O fim do estilingue

por Nina Lemos
Tpm #114

O estilingue foi banido por ser politicamente incorreto, mas crianças brincam de caveirão

Quando éramos crianças, os meninos brincavam de estilingue. Esse era um instrumento meio do mal, a maioria de madeira, usado para tacar pedra nos outros. Mas sua função inicial era a de matar passarinhos mesmo. Sim, era maldade. E não achamos legal que as crianças andem por aí assassinando aves. Mas acontece que o estilingue era um símbolo importante. O que seria do desenho do Menino Maluquinho, do Ziraldo, sem um estilingue, hein?

Procuramos o brinquedo vintage e politicamente incorreto para vender. Obviamente ele não existe mais. A não ser, claro, em sites de antiguidades, o que fez todas as pessoas que trabalham nesta revista (a média de idade vai entre os 20 e poucos e os 40 e poucos) se sentirem velhas. Sim. Aqueles revólveres iguaizinhos aos reais também saíram de cena. E foram substituídos por pistolas fluorescentes. Em sites de leilão, ainda é possível comprar um coldre de policial de couro por R$ 50.

De novo. Não daríamos de presente para nossos filhos, sobrinhos e afilhados instrumentos de matar passarinho e também não daríamos armas. Mas muito menos ainda: jamais daríamos um “caveirão”. Sim, o carro usado pelo Bope do Rio de Janeiro para invadir favelas (e temido pelos moradores) virou brinquedo febre no último Natal. Pensando nisso, a época do estilingue parece inocente. Quer uma prova? O músico Tatá Aeroplano, por exemplo, um sujeito pacato e sensível, já teve um. E guarda lembranças inesquecíveis.
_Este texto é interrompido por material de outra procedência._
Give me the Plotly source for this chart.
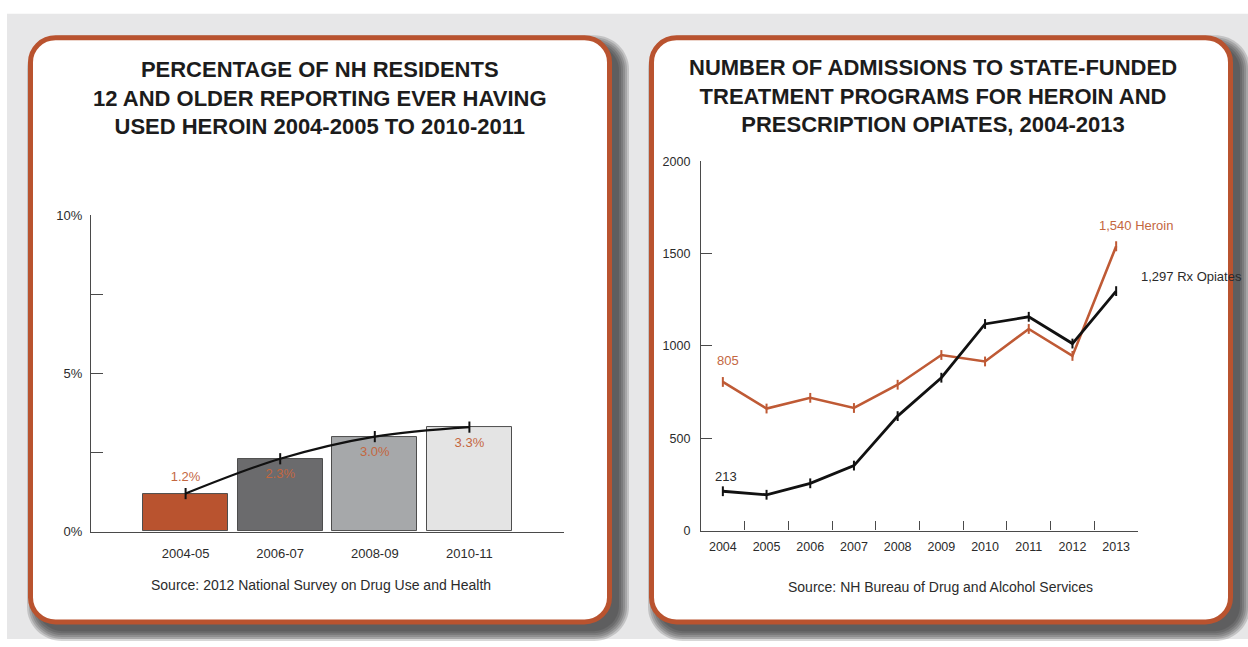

“Durante muito tempo quis que meu pai comprasse um estilingue de tripa de mico que tinha na venda do seu Pedro, que ficava perto do nosso sítio. Um dia, ele se rendeu e comprou o tal estilingue já alertando que só era pra usar no sítio. Não me contive, saí da venda, peguei a primeira pedra que vi e soltei. A pedra pegou uma curva, entrou na venda e foi direto no balcão de vidro. Resultado: meu pai teve que pagar o balcão e eu tive o estilingue confiscado na primeira vez que usei. Muito azar.”

Não, essa não é uma história horrível de criança perversa. É uma história fofa. Por isso, sim, sentimos saudades do estilingue e das arminhas.

R.I.P., brinquedos de meninos pestes.